From pizza to burgers, the 84 Hospitality restaurant group excels at remixing comfort food, as evidenced by the veritable empire of Empire Slice Houses scattered around Oklahoma and the imminent expansion of Burger Punk to the Britton District. Then there’s Gorō Ramen, the Paseo’s Tokyo-tinted homage to Japanese noodle houses, whose enduring popularity has cemented the restaurant as the foremost slurp shop in Oklahoma City. It also helped pave the way for a new style of ramen restaurant in the 405: Remix Ramen, which opened inside the Edmond Railyard at 23 W. First St. in June, offers a savory style distinctly its own.
Following the success of Gorō, 84 Hospitality founder and CEO Rachel Cope said she wanted to try something new and fill a ramen niche in Oklahoma.
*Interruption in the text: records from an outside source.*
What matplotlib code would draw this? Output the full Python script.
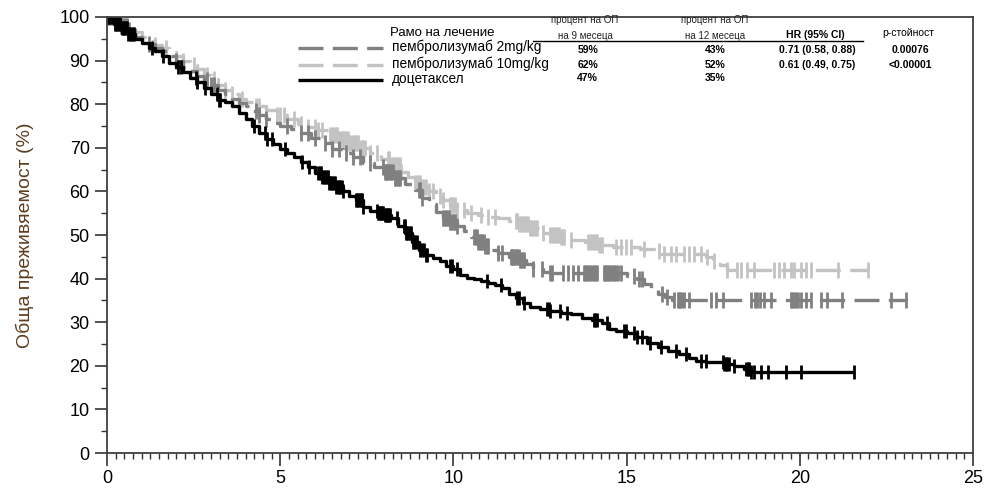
import matplotlib

matplotlib.use("Agg")
import matplotlib.pyplot as plt
import numpy as np
from matplotlib.ticker import MultipleLocator

plt.rcParams["font.family"] = ["Liberation Sans", "DejaVu Sans"]

# Kaplan-Meier steps (months, % alive) per arm
doc_t = [0, 0.2, 0.4, 0.6, 0.8, 1.0, 1.2, 1.4, 1.6, 1.8, 2.0, 2.2, 2.4, 2.6, 2.8,
         3.0, 3.2, 3.4, 3.6, 3.8, 4.0, 4.2, 4.4, 4.6, 4.8, 5.0, 5.2, 5.4, 5.6, 5.8,
         6.0, 6.2, 6.4, 6.6, 6.8, 7.0, 7.2, 7.4, 7.6, 7.8, 8.0, 8.2, 8.4, 8.6, 8.8,
         9.0, 9.2, 9.4, 9.6, 9.8, 10.0, 10.2, 10.4, 10.6, 10.8, 11.0, 11.2, 11.4,
         11.6, 11.8, 12.0, 12.2, 12.5, 12.8, 13.1, 13.4, 13.7, 14.0, 14.3, 14.5,
         14.7, 15.0, 15.3, 15.6, 15.9, 16.2, 16.5, 16.8, 17.0, 17.3, 17.8, 18.1,
         18.4, 18.6]
doc_s = [100, 98.5, 97.5, 96, 95, 94, 93, 92.3, 91, 89.5, 88.5, 87.3, 86, 85, 83.8,
         82.3, 81, 80.5, 79.5, 78, 76.5, 75, 73.5, 72, 70.8, 69.7, 68.8, 67.8, 66.8,
         65.5, 64.3, 63.3, 62, 61, 60, 59, 58, 56.5, 55.5, 55, 54.6, 54, 52, 50.5,
         48.5, 46.6, 45.5, 44.8, 44, 43, 42.2, 40.8, 40.2, 39.8, 39.5, 39, 38.5,
         37.8, 36.5, 35.5, 34.5, 33.5, 33, 32.5, 32.2, 31.8, 31, 30.5, 29.8, 28.5,
         28, 27.5, 26.5, 25.2, 24.3, 23.5, 22.8, 21.8, 21, 20.8, 20.5, 20, 19.2, 18.5]
doc_end = 21.57

p2_t = [0, 0.2, 0.4, 0.6, 0.8, 1.0, 1.2, 1.4, 1.6, 1.8, 2.0, 2.2, 2.4, 2.6, 2.8,
        3.0, 3.2, 3.4, 3.6, 3.8, 4.0, 4.2, 4.4, 4.6, 4.8, 5.0, 5.3, 5.6, 5.9, 6.2,
        6.5, 6.8, 7.1, 7.4, 7.7, 8.0, 8.3, 8.6, 8.9, 9.1, 9.3, 9.5, 9.7, 9.9, 10.1,
        10.3, 10.5, 10.7, 10.9, 11.1, 11.3, 11.6, 11.9, 12.1, 12.3, 12.6, 12.8,
        15.0, 15.3, 15.5, 15.7, 15.9, 16.1, 16.3]
p2_s = [100, 99, 98, 97, 95.5, 94.5, 93.8, 93, 92.2, 91, 89.8, 88.5, 87.5, 86.5,
        85.5, 84.5, 83.3, 82.3, 81.3, 80.3, 79.5, 78.5, 77.5, 76.5, 75.8, 75, 74.2,
        73.3, 72.3, 71, 69.8, 68.8, 67.8, 66.5, 65.5, 64.5, 63, 61.8, 60.3, 58.5,
        57, 55.2, 54, 53, 52, 51, 49.5, 48.3, 47.5, 46.5, 45.8, 45, 44.3, 43.3,
        42.2, 41.5, 41.2, 40.6, 39.8, 38.8, 37.8, 36.5, 35.8, 35.2]
p2_end = 23.1

p10_t = [0, 0.2, 0.4, 0.6, 0.8, 1.0, 1.2, 1.4, 1.6, 1.8, 2.0, 2.2, 2.4, 2.6, 2.8,
         3.0, 3.2, 3.4, 3.6, 3.8, 4.0, 4.3, 4.6, 4.9, 5.2, 5.5, 5.8, 6.1, 6.4, 6.7,
         7.0, 7.3, 7.6, 7.9, 8.2, 8.5, 8.7, 8.9, 9.1, 9.3, 9.5, 9.7, 9.9, 10.1,
         10.4, 10.7, 11.0, 11.3, 11.6, 11.9, 12.2, 12.5, 12.8, 13.1, 13.4, 13.8,
         14.2, 14.6, 15.4, 15.8, 16.0, 17.3, 17.5, 17.7, 17.9]
p10_s = [100, 99, 98, 97.3, 96.5, 95.5, 94.5, 93.6, 92.8, 92, 91, 90, 89, 88, 86.8,
         85.8, 84.5, 83.3, 82.3, 81.3, 80.5, 79.5, 78.6, 77.6, 76.5, 75.5, 74.8, 74,
         73, 72, 71, 70, 68.8, 67.5, 66, 64.5, 63.2, 62, 61, 60, 59, 58, 56.8, 55.7,
         55, 54.6, 54.2, 53.8, 53.2, 52.5, 51.5, 50.5, 50, 49.5, 48.9, 48.3, 47.8,
         47.3, 46.8, 46.3, 45.6, 45, 44, 43.2, 42]
p10_end = 21.96

# censored patients (months)
doc_cens = [0.02, 0.06, 0.1, 0.14, 0.18, 0.22, 0.26, 0.3, 0.34, 0.38, 0.42, 0.46,
            0.5, 0.54, 0.58, 0.62, 0.66, 0.7, 0.74, 0.78, 1.29, 1.63, 2.06, 2.14,
            2.56, 2.6, 2.83, 3.17, 3.22, 3.27, 4.23, 4.57, 4.63, 4.76, 5.14, 5.63,
            5.82, 6.1, 6.14, 6.18, 6.22, 6.26, 6.3, 6.34, 6.38, 6.42, 6.46, 6.5,
            6.54, 6.58, 6.62, 6.66, 6.7, 6.74, 6.78, 6.82, 7.2, 7.23, 7.26, 7.29,
            7.32, 7.36, 7.4, 7.79, 7.82, 7.85, 7.88, 7.92, 7.95, 7.98, 8.02, 8.05,
            8.08, 8.12, 8.15, 8.18, 8.37, 8.56, 8.59, 8.62, 8.66, 8.7, 8.74, 8.78,
            8.82, 8.86, 8.9, 8.95, 9.05, 9.1, 9.15, 9.2, 9.24, 9.91, 9.95, 10.1,
            10.97, 11.36, 11.84, 11.88, 12.03, 12.71, 12.75, 12.8, 13.09, 13.29,
            14.05, 14.1, 14.15, 14.44, 14.92, 14.97, 15.21, 15.31, 15.45, 15.69,
            15.98, 16.42, 16.71, 17.14, 17.28, 17.77, 17.8, 17.86, 17.9, 17.96, 18.1,
            18.44, 18.5, 18.54, 18.6, 18.68, 18.87, 19.07, 19.6, 20.03, 21.57]
p2_cens = [0.04, 0.1, 0.16, 0.22, 0.28, 0.34, 0.4, 0.46, 0.52, 0.58, 0.64, 1.2, 2.0,
           2.9, 3.0, 3.1, 4.3, 4.4, 4.6, 5.2, 5.6, 5.8, 6.0, 6.3, 6.5, 6.7, 6.9, 7.1,
           7.3, 7.6, 7.98, 8.02, 8.05, 8.08, 8.12, 8.16, 8.2, 8.25, 8.3, 8.35, 8.4,
           8.44, 8.47, 9.0, 9.05, 9.1, 9.7, 9.74, 9.78, 9.82, 9.86, 9.9, 9.94, 9.98,
           10.02, 10.06, 10.1, 10.6, 10.64, 10.68, 10.72, 10.76, 10.8, 10.84,
           10.88, 10.92, 10.96, 11.0, 11.3, 11.4, 11.65, 11.68, 11.72, 11.76, 11.8,
           11.84, 11.88, 11.92, 11.96, 12.0, 12.03, 12.3, 12.55, 12.8, 12.85,
           13.15, 13.3, 13.45, 13.6, 13.76, 13.8, 13.85, 13.9, 13.95, 14.0, 14.05,
           14.1, 14.15, 14.34, 14.38, 14.42, 14.46, 14.5, 14.55, 14.6, 14.65, 14.7,
           14.76, 14.83, 15.2, 15.35, 15.45, 16.03, 16.18, 16.37, 16.47, 16.5,
           16.55, 16.6, 16.66, 16.8, 17.43, 17.57, 17.77, 18.58, 18.7, 18.77,
           18.85, 18.96, 19.16, 19.74, 19.78, 19.83, 19.9, 19.96, 20.03, 20.17,
           20.32, 20.61, 20.8, 21.23, 22.63, 23.06]
p10_cens = [0.04, 0.1, 0.16, 0.22, 0.28, 0.34, 0.4, 0.46, 0.52, 0.58, 1.4, 1.7, 2.2,
            2.5, 2.9, 3.1, 3.4, 3.6, 3.9, 4.3, 4.4, 4.9, 5.0, 5.1, 5.4, 5.6, 5.8,
            6.0, 6.1, 6.2, 6.45, 6.5, 6.55, 6.6, 6.65, 6.7, 6.75, 6.8, 6.85, 6.9,
            6.95, 7.0, 7.05, 7.1, 7.15, 7.2, 7.25, 7.3, 7.35, 7.4, 7.45, 7.6, 7.8,
            8.1, 8.15, 8.2, 8.25, 8.3, 8.35, 8.4, 8.45, 8.5, 8.9, 8.95, 9.0, 9.05,
            9.1, 9.15, 9.2, 9.3, 9.4, 9.6, 9.7, 9.9, 9.95, 10.0, 10.05, 10.1, 10.3,
            10.5, 10.8, 11.0, 11.2, 11.8, 11.85, 11.9, 11.95, 12.0, 12.05, 12.1,
            12.15, 12.2, 12.25, 12.3, 12.35, 12.4, 12.6, 12.8, 12.85, 12.9, 12.95,
            13.0, 13.05, 13.1, 13.15, 13.2, 13.4, 13.9, 13.95, 14.0, 14.05, 14.1,
            14.15, 14.2, 14.25, 14.3, 14.68, 14.83, 14.97, 15.12, 15.5, 15.93,
            16.08, 16.27, 16.42, 16.66, 16.8, 16.95, 17.14, 17.33, 17.52, 17.91,
            18.2, 18.29, 18.49, 18.68, 19.26, 19.4, 19.55, 19.74, 19.83, 20.03,
            20.17, 20.32, 21.09, 21.96]

arm_names = ["пембролизумаб 2mg/kg", "пембролизумаб 10mg/kg", "доцетаксел"]
os9 = ["59%", "62%", "47%"]
os12 = ["43%", "52%", "35%"]
hr_ci = ["0.71 (0.58, 0.88)", "0.61 (0.49, 0.75)", ""]
p_vals = ["0.00076", "<0.00001", ""]

C_P2 = "#808080"
C_P10 = "#c3c3c3"
C_DOC = "#000000"
DASH = (7.5, 2.8)


def km_curve(ax, t, s, t_end, cens, color, lw, dashed, msize):
    tt = list(t) + [t_end]
    ss = list(s) + [s[-1]]
    line, = ax.step(tt, ss, where="post", color=color, lw=lw, solid_capstyle="butt")
    if dashed:
        line.set_dashes(DASH)
    cens = np.asarray(cens)
    idx = np.searchsorted(np.asarray(t), cens, side="right") - 1
    ax.plot(cens, np.asarray(s)[idx], ls="none", marker="|", ms=msize,
            mew=2.0, color=color)


fig = plt.figure(figsize=(9.88, 4.95), dpi=100)
ax = fig.add_axes([0.1083, 0.0848, 0.8765, 0.8809])

km_curve(ax, p10_t, p10_s, p10_end, p10_cens, C_P10, 2.4, True, 11)
km_curve(ax, p2_t, p2_s, p2_end, p2_cens, C_P2, 2.4, True, 11)
km_curve(ax, doc_t, doc_s, doc_end, doc_cens, C_DOC, 2.4, False, 10)

ax.set_xlim(0, 25)
ax.set_ylim(0, 100)
ax.xaxis.set_major_locator(MultipleLocator(5))
ax.xaxis.set_minor_locator(MultipleLocator(0.25))
ax.yaxis.set_major_locator(MultipleLocator(10))
ax.yaxis.set_minor_locator(MultipleLocator(5))
ax.tick_params(which="major", length=9, width=1.2, labelsize=13, color="#333333")
ax.tick_params(which="minor", length=4.5, width=1.0, color="#333333")
for sp in ax.spines.values():
    sp.set_color("#404040")
    sp.set_linewidth(1.3)
ax.set_ylabel("Обща преживяемост (%)", fontsize=14, color="#5e3d1f", labelpad=18)

# legend block drawn in axes coordinates
tr = ax.transAxes
ax.text(0.327, 0.963, "Рамо на лечение", transform=tr, fontsize=9.5, va="center")
leg_y = [0.929, 0.890, 0.8555]
for y, col, dashed, name in zip(leg_y, [C_P2, C_P10, C_DOC], [True, True, False],
                                arm_names):
    ln, = ax.plot([0.2206, 0.3187], [y, y], transform=tr, color=col, lw=2.4,
                  solid_capstyle="butt")
    if dashed:
        ln.set_dashes(DASH)
    ax.text(0.329, y + 0.003, name, transform=tr, fontsize=9.8, va="center")

hdr_kw = dict(transform=tr, fontsize=7, ha="center", va="center", color="#222222")
ax.text(0.552, 0.992, "процент на ОП", **hdr_kw)
ax.text(0.552, 0.956, "на 9 месеца", **hdr_kw)
ax.text(0.702, 0.992, "процент на ОП", **hdr_kw)
ax.text(0.702, 0.956, "на 12 месеца", **hdr_kw)
ax.text(0.818, 0.958, "HR (95% CI)", transform=tr, fontsize=7.5, ha="center",
        va="center", fontweight="bold")
ax.text(0.925, 0.963, "р-стойност", transform=tr, fontsize=7.5, ha="center",
        va="center")
ax.plot([0.492, 0.873], [0.945, 0.945], transform=tr, color="black", lw=1.0)

row_y = [0.924, 0.890, 0.860]
for y, a, b, hr, pv in zip(row_y, os9, os12, hr_ci, p_vals):
    ax.text(0.555, y, a, transform=tr, fontsize=7.5, ha="center", va="center",
            fontweight="bold")
    ax.text(0.702, y, b, transform=tr, fontsize=7.5, ha="center", va="center",
            fontweight="bold")
    ax.text(0.820, y, hr, transform=tr, fontsize=7.5, ha="center", va="center",
            fontweight="bold")
    ax.text(0.928, y, pv, transform=tr, fontsize=7.5, ha="center", va="center",
            fontweight="bold")

fig.savefig("out.png", dpi=100)
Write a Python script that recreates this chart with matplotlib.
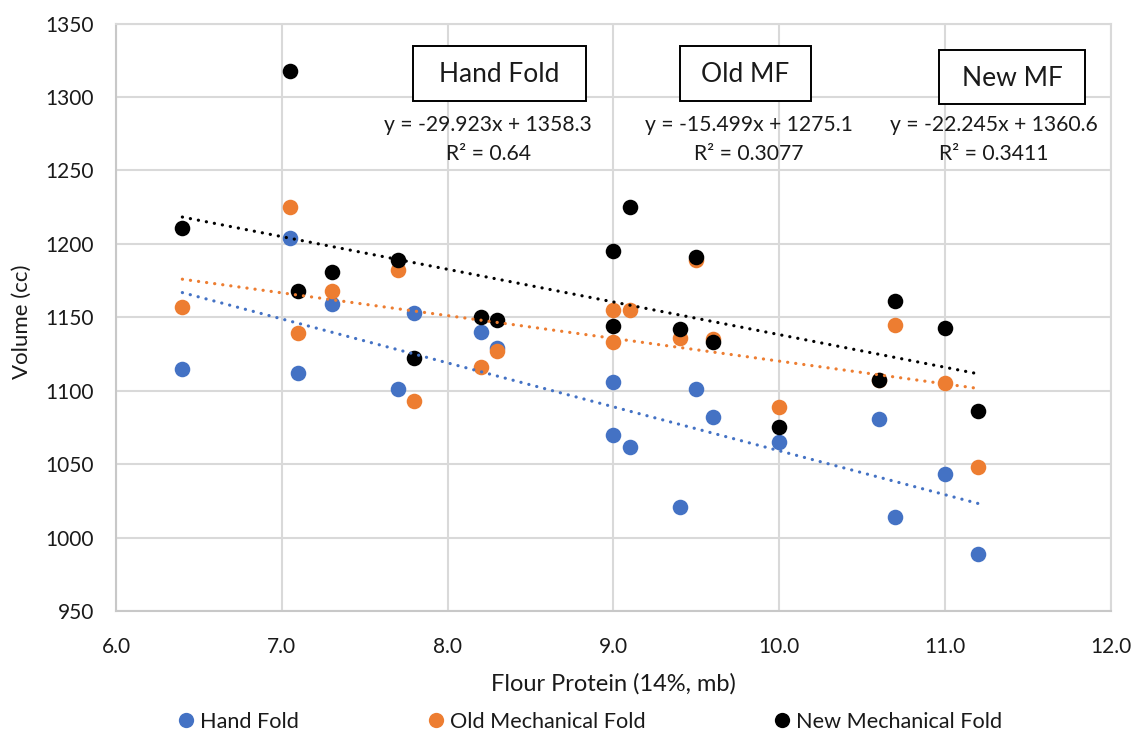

Describing Gorō as “very chef-driven,” she envisioned Remix as something more fun, fast-casual and poised for duplication and expansion. “It’s sort of like the Empire (Slice House) of ramen,” Cope said. “The base of what we’re doing is very traditional, but we take it and play with it. And when it comes down to it, ramen is just a noodle; it can do anything.”
And the menu proves just that. In addition to some traditional offerings, vegetarian and vegan options and Japanese-style sandos stacked on Martin’s potato rolls (“made famous by Shake Shack,” Cope noted), the menu sports a “remixed” section that exemplifies that noodles-can-do-anything ethos by using ramen as a blank canvas for unexpected ingredients and fusion flavors.
A highlight is the birria ramen, which Cope described as basically birria tacos in a bowl, adding meltingly tender braised short rib, cotija cheese, cilantro and pickled red onions to a heady beef broth. The Thai Fighter, Cope said, is the sleeper favorite, capturing the sensation of pad thai by adding peanut butter to the broth and filling it out with togarashi tofu, Thai chili, lime, cilantro, crushed peanuts and green onion. All the ramens originate with a shio chicken-broth base because, as Cope explained, it conjures a kind of chicken noodle soup nostalgia.
Filling the vacant El Camino space in the Edmond Railyard and outfitting the dining room with poppy colors and quirky fish cake logos, Cope sees her latest ramen venture as an experiment in marketing and a testing ground for potential future locations. Crediting Remix’s chef Brianna Shear, kitchen manager Payton Jons and director of operations Britton Stewart (“without them this is not possible”), Cope said this is just the beginning of Remix Ramen — and, it might be only a matter of time before she has another Empire-like dominion on her hands.